Kommentar: Nur wenn Bund und Länder kooperieren, kann es einen Ausweg aus der Krise geben

Der Bund will über das Infektionsschutzgesetz mehr Kompetenzen an sich ziehen.
Flickenteppich, Aufstand der 16 Zwerge, gefährliche Alleingänge – viel Kritik gab es zuletzt am deutschen Föderalismus und der Rolle der Ministerpräsidenten bei der Pandemiebekämpfung. Deshalb zieht Kanzlerin Merkel jetzt die Notbremse, bevor die Länderchefs den Zug entgleisen lassen.
Das ist die Lesart, mit welcher der Bund die geplante Verschärfung des Infektionsschutzes begründet. Ein Misstrauensvotum gegenüber Ländern, die sich nicht an gemeinsam gefasste Beschlüsse halten.
Doch man kann die Sache auch anders sehen. Wenn die Bundesregierung jetzt eine bundesweite Notbremse verordnet, verhindert sie, dass der Föderalismus seine zentralen Stärken ausspielen kann: Das ist zum einen die Fähigkeit, auf unterschiedliche Ausgangslagen auch unterschiedlich zu reagieren. Zum anderen die Möglichkeit, verschiedene Konzepte auszuprobieren, die einen Weg aus der Coronakrise weisen und den vom Lockdown hart getroffenen Branchen eine Perspektive geben.
Der Wettstreit um die besten Ideen zur Pandemiebekämpfung ist den Landkreisen – wenn das Infektionsschutzgesetz wie geplant geändert wird – nur noch bis zu einem Inzidenzwert von 100 gestattet. Wird er überschritten, zieht Berlin die Bremse – unabhängig davon, ob der hohe Wert vielleicht auf eine Masseninfektion in einem Schlachthof zurückzuführen ist oder im betreffenden Landkreis noch ausreichend Intensivbetten zur Verfügung stehen.
Auch das zentralistisch geführte Frankreich hat Probleme
Allen, die Merkels Machtwort herbeigesehnt haben, sei aber der Blick nach Frankreich empfohlen. Das Nachbarland zeigt, dass auch eine straff zentralistische Führung keine Erfolgsgarantie im Kampf gegen das Virus bedeutet. Der Bund muss aufpassen, dass er mit seinem Gesetz nicht die Grenze zur Unverhältnismäßigkeit überschreitet.
Die Wirksamkeit nächtlicher Ausgangssperren steht infrage, Schulschließungen greifen tief in die ureigenste Länderkompetenz ein, verordnete Ladenschließungen sind bereits von Gerichten gekippt worden.





Das Letzte, was Deutschland jetzt braucht, ist eine Frontstellung zwischen Bund und Ländern.
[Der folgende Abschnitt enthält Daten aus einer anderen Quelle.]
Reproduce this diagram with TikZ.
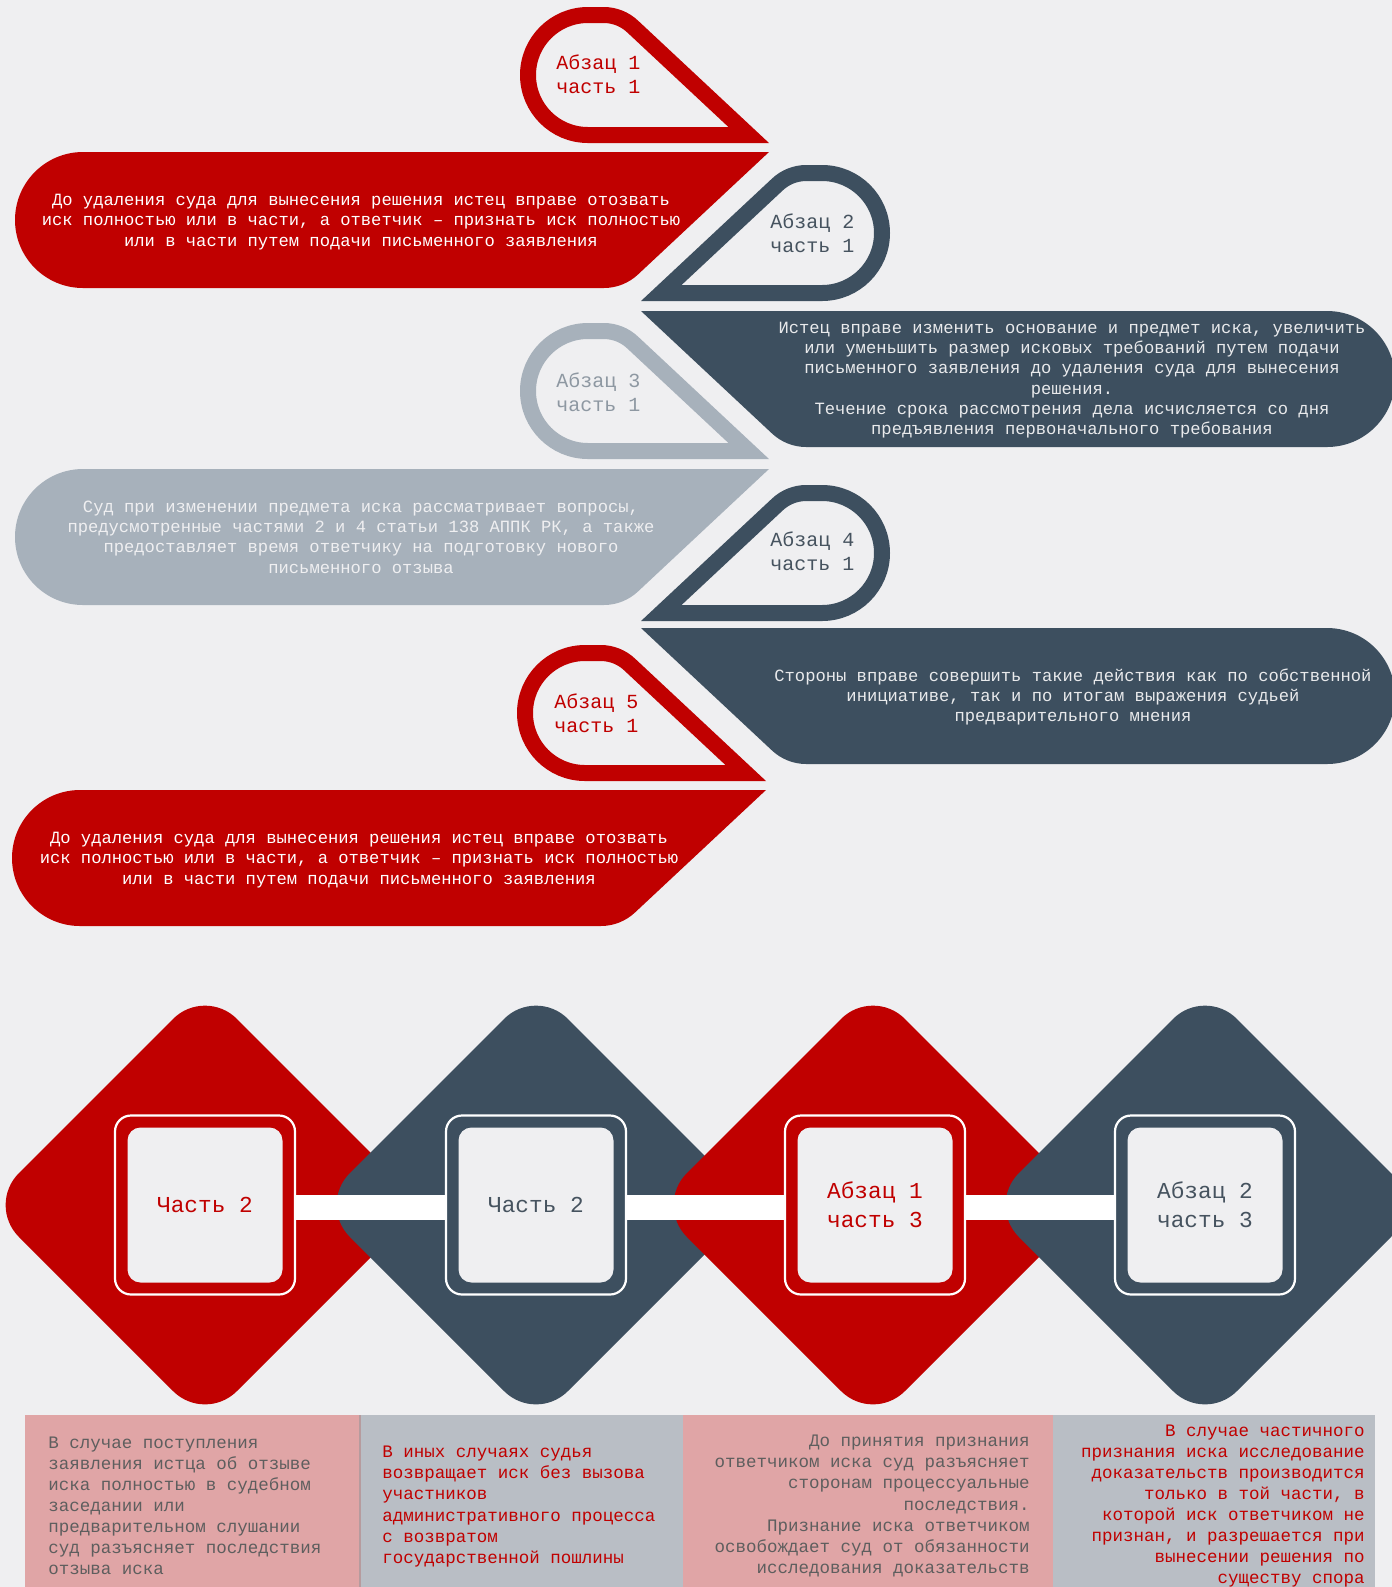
\documentclass[tikz,border=0pt]{standalone}
\usepackage{fontspec}
\newfontfamily\mono{Liberation Mono}
\definecolor{bg}{HTML}{EFEFF1}
\definecolor{cred}{HTML}{C00000}
\definecolor{cdark}{HTML}{3D4F5F}
\definecolor{cgray}{HTML}{A7B1BB}
\definecolor{cpink}{HTML}{E0A5A6}
\definecolor{cbox}{HTML}{B9BEC5}
\definecolor{tdark}{HTML}{46535F}
\definecolor{tgray}{HTML}{8E98A2}
\definecolor{tbox}{HTML}{5E5E5E}
\definecolor{tlight}{HTML}{E9EAEC}
% teardrop outline: colour, outer left, outer top, outer tip x
\newcommand\tdrop[4]{%
  \draw[#1, line width=8pt, line join=miter]
    ({#4-20.28},{#3+128}) -- ({#2+68},{#3+128})
    arc[start angle=90,end angle=270,radius=60]
    -- ({#4-20.28-128.4-16.58},{#3+8})
    arc[start angle=270,end angle=313.06,radius=42] -- cycle;}
% pill bar with diagonal tip: colour, left, top, tip x
\newcommand\pillbar[4]{%
  \fill[#1] (#4,#3) -- ({#2+68},#3)
    arc[start angle=270,end angle=90,radius=68]
    -- ({#4-145.5-19.7},{#3+136})
    arc[start angle=90,end angle=46.94,radius=50] -- cycle;}
% rounded diamond: colour, cx, cy
\newcommand\rdiam[3]{%
  \fill[#1, rounded corners=22.5pt] ({#2-218},#3) -- (#2,{#3-218})
    -- ({#2+218},#3) -- (#2,{#3+218}) -- cycle;}
\tikzset{
  bartxt/.style={font=\mono\fontsize{8.58}{10.15}\selectfont, align=center, inner sep=0pt},
  droptxt/.style={font=\mono\fontsize{10}{12.2}\selectfont, align=left, inner sep=0pt, anchor=west},
  sqout/.style={draw=white, line width=1.1pt, rounded corners=8pt, minimum width=90pt, minimum height=89.5pt, inner sep=0pt},
  sqin/.style={fill=bg, rounded corners=6.5pt, minimum width=77.5pt, minimum height=77.5pt, inner sep=0pt, font=\mono\fontsize{11.4}{14.5}\selectfont, align=center},
  boxtxt/.style={font=\mono\fontsize{8.75}{10.55}\selectfont, inner sep=0pt},
}
\begin{document}
\begin{tikzpicture}[x=0.5pt,y=-0.5pt]
\useasboundingbox (0,0) rectangle (1392,1587);
\clip (0,0) rectangle (1392,1587);
\fill[bg] (0,0) rectangle (1392,1587);

% ---- upper zigzag ----
\tdrop{cred}{520}{7}{769}
\pillbar{cred}{15}{152}{769}
\begin{scope}[shift={(1410,0)},xscale=-1]
  \tdrop{cdark}{520}{165}{769}
  \pillbar{cdark}{15}{311}{769}
\end{scope}
\tdrop{cgray}{520}{323}{769}
\pillbar{cgray}{15}{469}{769}
\begin{scope}[shift={(1410,0)},xscale=-1]
  \tdrop{cdark}{520}{485}{769}
  \pillbar{cdark}{15}{628}{769}
\end{scope}
\tdrop{cred}{517}{645}{766}
\pillbar{cred}{12}{790}{766}

\node[droptxt, text=cred] (l1) at (556,74.5) {Абзац 1\\часть 1};
\node[droptxt, text=tdark] (l2) at (770,233.5) {Абзац 2\\часть 1};
\node[droptxt, text=tgray] (l3) at (556,392) {Абзац 3\\часть 1};
\node[droptxt, text=tdark] (l4) at (770,551) {Абзац 4\\часть 1};
\node[droptxt, text=cred] (l5) at (554,713.5) {Абзац 5\\часть 1};

\node[bartxt, text=white] (b1) at (361,222) {До удаления суда для вынесения решения истец вправе отозвать\\иск полностью или в части, а ответчик – признать иск полностью\\или в части путем подачи письменного заявления};
\node[bartxt, text=tlight] (b2) at (1072,380) {Истец вправе изменить основание и предмет иска, увеличить\\или уменьшить размер исковых требований путем подачи\\письменного заявления до удаления суда для вынесения\\решения.\\Течение срока рассмотрения дела исчисляется со дня\\предъявления первоначального требования};
\node[bartxt, text=bg] (b3) at (361,537) {Суд при изменении предмета иска рассматривает вопросы,\\предусмотренные частями 2 и 4 статьи 138 АППК РК, а также\\предоставляет время ответчику на подготовку нового\\письменного отзыва};
\node[bartxt, text=tlight] (b4) at (1073,697) {Стороны вправе совершить такие действия как по собственной\\инициативе, так и по итогам выражения судьей\\предварительного мнения};
\node[bartxt, text=white] (b5) at (359,860) {До удаления суда для вынесения решения истец вправе отозвать\\иск полностью или в части, а ответчик – признать иск полностью\\или в части путем подачи письменного заявления};

% ---- diamonds ----
\rdiam{cred}{205}{1205}
\rdiam{cdark}{536}{1205}
\rdiam{cred}{873}{1205}
\rdiam{cdark}{1205}{1205}

\node[sqout] (s1) at (205,1205) {};
\node[sqout] (s2) at (536,1205) {};
\node[sqout] (s3) at (875,1205) {};
\node[sqout] (s4) at (1205,1205) {};
\fill[white] ([yshift=5pt]s1.east) rectangle ([yshift=-7.5pt]s2.west);
\fill[white] ([yshift=5pt]s2.east) rectangle ([yshift=-7.5pt]s3.west);
\fill[white] ([yshift=5pt]s3.east) rectangle ([yshift=-7.5pt]s4.west);
\node[sqin, text=cred] (i1) at (s1) {Часть 2};
\node[sqin, text=tdark] (i2) at (s2) {Часть 2};
\node[sqin, text=cred] (i3) at (s3) {Абзац 1\\часть 3};
\node[sqin, text=tdark] (i4) at (s4) {Абзац 2\\часть 3};

% ---- bottom boxes ----
\fill[cpink] (25,1415) rectangle (360,1587);
\fill[cbox] (360,1415) rectangle (683,1587);
\fill[cpink] (683,1415) rectangle (1053,1587);
\fill[cbox] (1053,1415) rectangle (1375,1587);
\draw[cpink!80!black!60!cbox, line width=0.6pt] (360,1415) -- (360,1587);

\node[boxtxt, text=tbox, align=left, anchor=west] (t1) at (48,1506) {В случае поступления\\заявления истца об отзыве\\иска полностью в судебном\\заседании или\\предварительном слушании\\суд разъясняет последствия\\отзыва иска};
\node[boxtxt, text=cred, align=left, anchor=west] (t2) at (382,1506.5) {В иных случаях судья\\возвращает иск без вызова\\участников\\административного процесса\\с возвратом\\государственной пошлины};
\node[boxtxt, text=tbox, align=right, anchor=east] (t3) at (1030,1506) {До принятия признания\\ответчиком иска суд разъясняет\\сторонам процессуальные\\последствия.\\Признание иска ответчиком\\освобождает суд от обязанности\\исследования доказательств};
\node[boxtxt, text=cred, align=right, anchor=east] (t4) at (1365,1506) {В случае частичного\\признания иска исследование\\доказательств производится\\только в той части, в\\которой иск ответчиком не\\признан, и разрешается при\\вынесении решения по\\существу спора};
\end{tikzpicture}
\end{document}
Die zeigt sich nicht nur darin, dass der Bund mehr Kompetenzen an sich ziehen will, sondern auch im Alleingang mehrerer Länder bei der Bestellung des russischen Impfstoffs Sputnik V. Das Vertrauen in die Problemlösungskompetenz des Bundes scheint dort nicht gerade ausgeprägt zu sein.
Merkel und die Ministerpräsidenten sollten in der großen Krise nicht gegen-, sondern miteinander arbeiten. Nur dann kann es einen Ausweg aus der Krise für alle geben.